PROBLEM:
The records below are made of lines; count those holding the word "page" and give the number only.
--- Start of ITEMS ---
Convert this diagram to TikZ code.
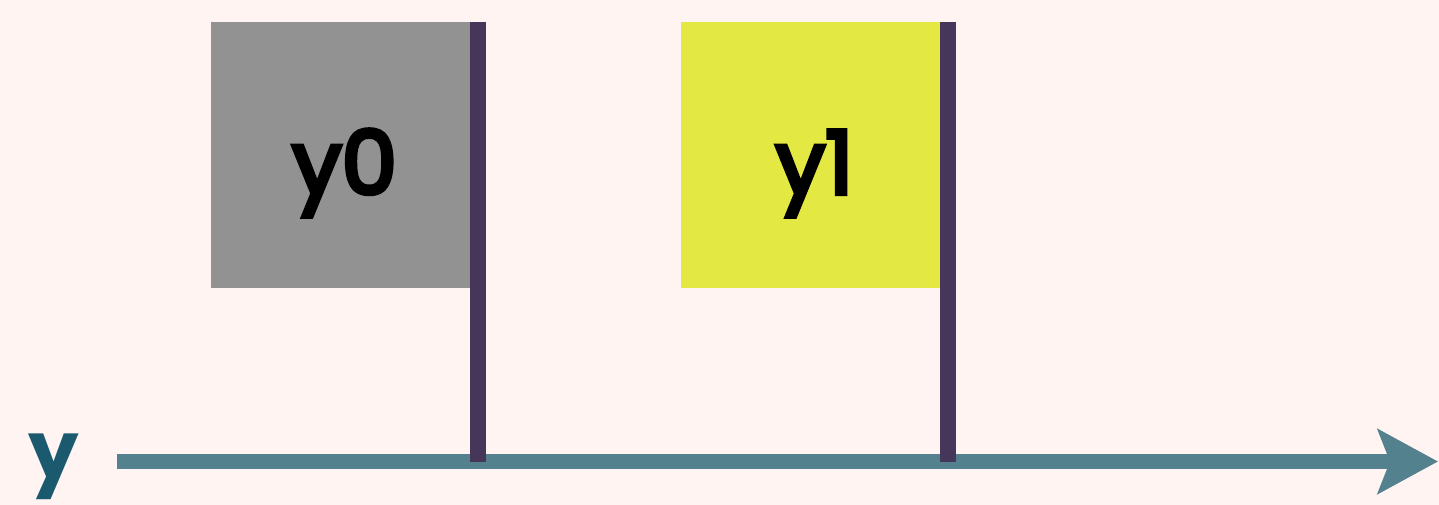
\documentclass[tikz,border=0pt]{standalone}
\usepackage{fontspec}
\setmainfont{Poppins}
\newfontfamily\flagfont[FakeBold=5]{Poppins}
\usetikzlibrary{arrows.meta}
\definecolor{bgc}{HTML}{FFF4F2}
\definecolor{boxgray}{HTML}{929292}
\definecolor{boxyellow}{HTML}{E3E942}
\definecolor{polec}{HTML}{46365A}
\definecolor{axisc}{HTML}{53818E}
\definecolor{labelc}{HTML}{1B5A6E}
\tikzset{
  flagbox/.style={draw=none, inner sep=0pt, minimum width=267pt, minimum height=266pt,
    text height=78pt, text depth=0pt, font=\flagfont\fontsize{88}{88}\selectfont},
  pole/.style={draw=polec, line width=16pt},
  axisline/.style={draw=axisc, line width=15pt, -{Stealth[length=60pt, width=64pt, inset=12pt]}},
  axislabel/.style={text=labelc, font=\fontsize{80}{80}\selectfont\bfseries, inner sep=0pt, anchor=base}
}
\begin{document}
\begin{tikzpicture}[x=1pt, y=-1pt]
\fill[bgc] (0,0) rectangle (1439,505);
\useasboundingbox (0,0) rectangle (1439,505);
\coordinate (a0) at (117,461.5);
\coordinate (a1) at (1438,461.5);
\node[flagbox, fill=boxgray] (b0) at (344.5,155) {y0};
\node[flagbox, fill=boxyellow] (b1) at (814.5,155) {y1};
\draw[axisline] (a0) -- (a1);
\draw[pole] (b0.north east) -- (b0.north east |- a0);
\draw[pole] (b1.north east) -- (b1.north east |- a0);
\node[axislabel] (ylab) at (54,478) {y};
\end{tikzpicture}
\end{document}
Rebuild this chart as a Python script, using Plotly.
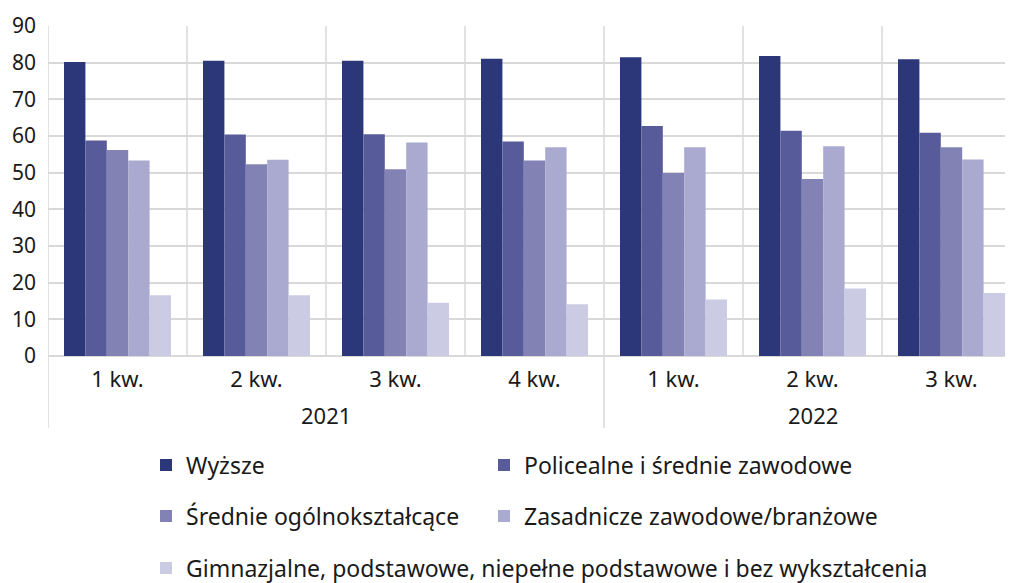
import plotly.graph_objects as go

quarters = ["1 kw.", "2 kw.", "3 kw.", "4 kw.", "1 kw.", "2 kw.", "3 kw."]
years = ["2021", "2022"]
year_spans = [(0, 3), (4, 6)]

series_names = [
    "Wyższe",
    "Policealne i średnie zawodowe",
    "Średnie ogólnokształcące",
    "Zasadnicze zawodowe/branżowe",
    "Gimnazjalne, podstawowe, niepełne podstawowe i bez wykształcenia",
]
wyzsze = [80.2, 80.5, 80.5, 81.1, 81.5, 81.8, 80.9]
policealne = [58.8, 60.4, 60.5, 58.5, 62.7, 61.4, 60.9]
srednie = [56.2, 52.3, 50.9, 53.3, 49.9, 48.3, 56.9]
zasadnicze = [53.3, 53.5, 58.2, 56.9, 56.9, 57.2, 53.6]
gimnazjalne = [16.6, 16.6, 14.5, 14.1, 15.4, 18.4, 17.2]
series_values = [wyzsze, policealne, srednie, zasadnicze, gimnazjalne]
colors = ["#2b3778", "#585b99", "#8283b4", "#aaaad0", "#cbcbe4"]
legend_ids = ["legend", "legend2", "legend3", "legend4", "legend5"]

FONT = "Noto Sans"
TXT = "#1a1a1a"
GRID = "#d9d9d9"

# page has an 8px body margin; size the figure to the visible area
OFF = 8
W, H = 1013 - OFF, 583 - OFF
ML, MT = 48 - OFF, 26 - OFF
zero_px = 356 - OFF
MB = H - zero_px
plot_h = H - MT - MB
cat_px = 139.0
x_right = -0.5 + (W - ML) / cat_px

xs = list(range(len(quarters)))
fig = go.Figure()
for name, vals, col, lg in zip(series_names, series_values, colors, legend_ids):
    fig.add_trace(go.Bar(x=xs, y=vals, name=name, marker=dict(color=col, line=dict(width=0)),
                         legend=lg, showlegend=True))

shapes = []
for b in [0.5, 1.5, 2.5, 4.5, 5.5]:
    shapes.append(dict(type="line", xref="x", yref="y", x0=b, x1=b, y0=0, y1=90,
                       line=dict(color=GRID, width=1.5), layer="below"))
ext = -(428 - 356) / plot_h
for b in [-0.5, 3.5]:
    shapes.append(dict(type="line", xref="x", yref="paper", x0=b, x1=b, y0=ext, y1=1,
                       line=dict(color=GRID, width=1.5), layer="below"))

annotations = []
for yr, (a, b) in zip(years, year_spans):
    annotations.append(dict(text=yr, xref="x", yref="paper", x=(a + b) / 2,
                            y=-(415 - 356) / plot_h, yanchor="middle", showarrow=False,
                            font=dict(family=FONT, size=22, color=TXT)))

legend_font = dict(family=FONT, size=23, color=TXT)
legend_common = dict(orientation="h", xref="container", yref="container", xanchor="left",
                     yanchor="middle", font=legend_font, bgcolor="rgba(0,0,0,0)",
                     visible=True)


def lx(text_px):
    return (text_px - OFF - 41) / W


def ly(px):
    return 1 - (px - OFF) / H


fig.update_layout(
    width=W, height=H,
    margin=dict(l=ML, r=0, t=MT, b=MB, pad=0),
    paper_bgcolor="white", plot_bgcolor="white",
    showlegend=True,
    barmode="group", bargap=32 / 139, bargroupgap=0,
    font=dict(family=FONT, color=TXT),
    xaxis=dict(range=[-0.5, x_right], tickvals=xs, ticktext=quarters, showgrid=False,
               zeroline=False, showline=False, ticks="", ticklabelstandoff=8,
               tickfont=dict(family=FONT, size=22, color=TXT)),
    yaxis=dict(range=[0, 90], tickvals=list(range(0, 91, 10)), showgrid=True,
               gridcolor=GRID, gridwidth=1.5, zeroline=True, zerolinecolor=GRID,
               zerolinewidth=1.5, showline=False, ticks="", ticklabelstandoff=11,
               tickfont=dict(family=FONT, size=21, color=TXT)),
    shapes=shapes,
    annotations=annotations,
    legend=dict(x=lx(187), y=ly(465), **legend_common),
    legend2=dict(x=lx(525), y=ly(465), **legend_common),
    legend3=dict(x=lx(187), y=ly(516), **legend_common),
    legend4=dict(x=lx(525), y=ly(516), **legend_common),
    legend5=dict(x=lx(187), y=ly(568), **legend_common),
)

fig.write_html("out.html")
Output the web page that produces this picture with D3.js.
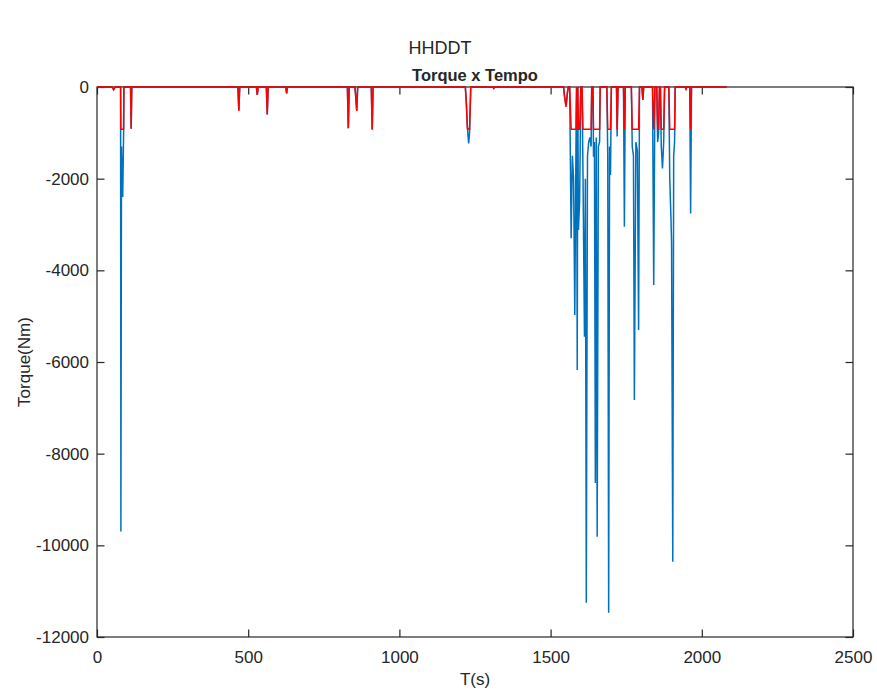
<!DOCTYPE html>
<html>
<head>
<meta charset="utf-8">
<script src="https://cdn.jsdelivr.net/npm/d3@7"></script>
<style>
  body { margin: 0; background: #fff; }
  text { font-family: "Liberation Sans", Arial, sans-serif; fill: #262626; }
</style>
</head>
<body>
<div id="container"></div>
<script>
/* DATA */
// time (s) and torque (Nm)
const timeS = [
  0, 50, 55, 60, 78, 79, 81, 83, 85, 88, 89, 111, 113, 115,
  466, 469, 472, 527, 530, 533, 560, 563, 566, 624, 627, 630,
  828, 831, 834, 853, 856, 859, 862, 907, 910, 913,
  1218, 1221, 1225, 1229, 1232, 1236, 1309, 1312, 1315,
  1543, 1546, 1551, 1556, 1559,
  1563, 1568, 1572, 1576, 1580, 1584, 1586, 1588, 1590, 1592, 1596, 1600,
  1604, 1607, 1612, 1615, 1618, 1622, 1626, 1630, 1634, 1636,
  1640, 1642, 1645, 1648, 1651, 1654, 1658, 1662, 1664,
  1686, 1689, 1692, 1695, 1698, 1701,
  1718, 1720, 1723, 1741, 1744, 1747,
  1767, 1770, 1774, 1777, 1782, 1787, 1791, 1794,
  1802, 1805, 1808,
  1837, 1841, 1845, 1851, 1854, 1857, 1860, 1863, 1866, 1870, 1874, 1877,
  1891, 1894, 1898, 1900, 1904, 1907, 1910, 1912,
  1946, 1948, 1950, 1960, 1963, 1966, 2082
];
const torqueNm = [
  0, 0, -60, 0, 0, -9700, -1300, -1950, -2400, -1000, 0, 0, -910, 0,
  0, -520, 0, 0, -175, 0, 0, -600, 0, 0, -140, 0,
  0, -900, 0, 0, -250, -520, 0, 0, -930, 0,
  0, -300, -900, -1230, -1000, 0, 0, -30, 0,
  0, -200, -430, -100, 0,
  0, -3300, -1500, -2000, -4975, -1200, 0, -6175, 0, -3120, -2500, 0,
  0, -1800, -5450, -2000, -11250, -1500, -1200, -1100, -1300, 0,
  0, -1520, -1200, -8640, -1100, -9810, -1300, -1200, 0,
  0, -1500, -11470, -1300, -1920, 0,
  0, -1080, 0, 0, -3050, 0,
  0, -1300, -1500, -6830, -1200, -1400, -5300, 0,
  0, -280, 0,
  0, -4320, 0, 0, -1200, -1025, 0, 0, -1300, -1775, -1200, 0,
  0, -2000, -2860, -3400, -10360, -1500, -1200, 0,
  0, -40, 0, 0, -2760, 0, 0
];
// limited (regenerative) torque drawn in red
const torqueLimit = -920;

const xTicks = [0, 500, 1000, 1500, 2000, 2500];
const yTicks = [0, -2000, -4000, -6000, -8000, -10000, -12000];

/* CONSTANTS */
const width = 877, height = 696,
  margin = { top: 87, bottom: 59, left: 97, right: 24 },
  colors = { torque: '#0072BD', limited: '#FF0000', axis: '#262626' };

const full = timeS.map((t, i) => ({ t: t, v: torqueNm[i] }));
const limited = full.map(d => ({ t: d.t, v: Math.max(d.v, torqueLimit) }));

const svg = d3.select("#container")
  .append("svg")
  .attr("width", width)
  .attr("height", height);

/* SCALES */
const xScale = d3.scaleLinear()
  .domain([0, 2500])
  .range([margin.left, width - margin.right]);

const yScale = d3.scaleLinear()
  .domain([-12000, 0])
  .range([height - margin.bottom, margin.top]);

const line = d3.line()
  .x(d => xScale(d.t))
  .y(d => yScale(d.v));

svg.append("path")
  .datum(full)
  .attr("d", line)
  .attr("fill", "none")
  .attr("stroke", colors.torque)
  .attr("stroke-width", 1.5);

// axes box
const x0 = xScale(0), x1 = xScale(2500), y0 = yScale(-12000), y1 = yScale(0);
svg.append("rect")
  .attr("x", x0).attr("y", y1)
  .attr("width", x1 - x0).attr("height", y0 - y1)
  .attr("fill", "none")
  .attr("stroke", colors.axis)
  .attr("stroke-width", 1.2);

const fmt = d => String(d);

const xAxis = d3.axisBottom(xScale).tickValues(xTicks).tickSizeInner(-7.5).tickSizeOuter(0).tickPadding(14).tickFormat(fmt);
const gx = svg.append("g")
  .attr("transform", `translate(0,${y0})`)
  .call(xAxis);
const xTop = d3.axisTop(xScale).tickValues(xTicks).tickSizeInner(-7.5).tickSizeOuter(0).tickFormat("");
const gxt = svg.append("g")
  .attr("transform", `translate(0,${y1})`)
  .call(xTop);

const yAxis = d3.axisLeft(yScale).tickValues(yTicks).tickSizeInner(-7.5).tickSizeOuter(0).tickPadding(8).tickFormat(fmt);
const gy = svg.append("g")
  .attr("transform", `translate(${x0},0)`)
  .call(yAxis);
const yRight = d3.axisRight(yScale).tickValues(yTicks).tickSizeInner(-7.5).tickSizeOuter(0).tickFormat("");
const gyr = svg.append("g")
  .attr("transform", `translate(${x1},0)`)
  .call(yRight);

[gx, gxt, gy, gyr].forEach(g => {
  g.select(".domain").remove();
  g.selectAll("line").attr("stroke", colors.axis).attr("stroke-width", 1.2);
  g.selectAll("text")
    .attr("font-family", "Liberation Sans, Arial, sans-serif")
    .attr("font-size", "17px")
    .attr("fill", colors.axis);
});

// red series on top
svg.append("path")
  .datum(limited)
  .attr("d", line)
  .attr("fill", "none")
  .attr("stroke", colors.limited)
  .attr("stroke-width", 1.5);

/* LABELS */
svg.append("text")
  .attr("x", 440).attr("y", 54)
  .attr("text-anchor", "middle")
  .attr("font-size", "18px")
  .text("HHDDT");

svg.append("text")
  .attr("x", (x0 + x1) / 2).attr("y", 81)
  .attr("text-anchor", "middle")
  .attr("font-size", "16.5px")
  .attr("font-weight", "bold")
  .attr("fill", "#000")
  .text("Torque x Tempo");

svg.append("text")
  .attr("x", (x0 + x1) / 2).attr("y", 685)
  .attr("text-anchor", "middle")
  .attr("font-size", "17px")
  .text("T(s)");

svg.append("text")
  .attr("transform", `translate(30,${(y0 + y1) / 2}) rotate(-90)`)
  .attr("text-anchor", "middle")
  .attr("font-size", "17px")
  .text("Torque(Nm)");
</script>
</body>
</html>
--- End of ITEMS ---
RESULT:
2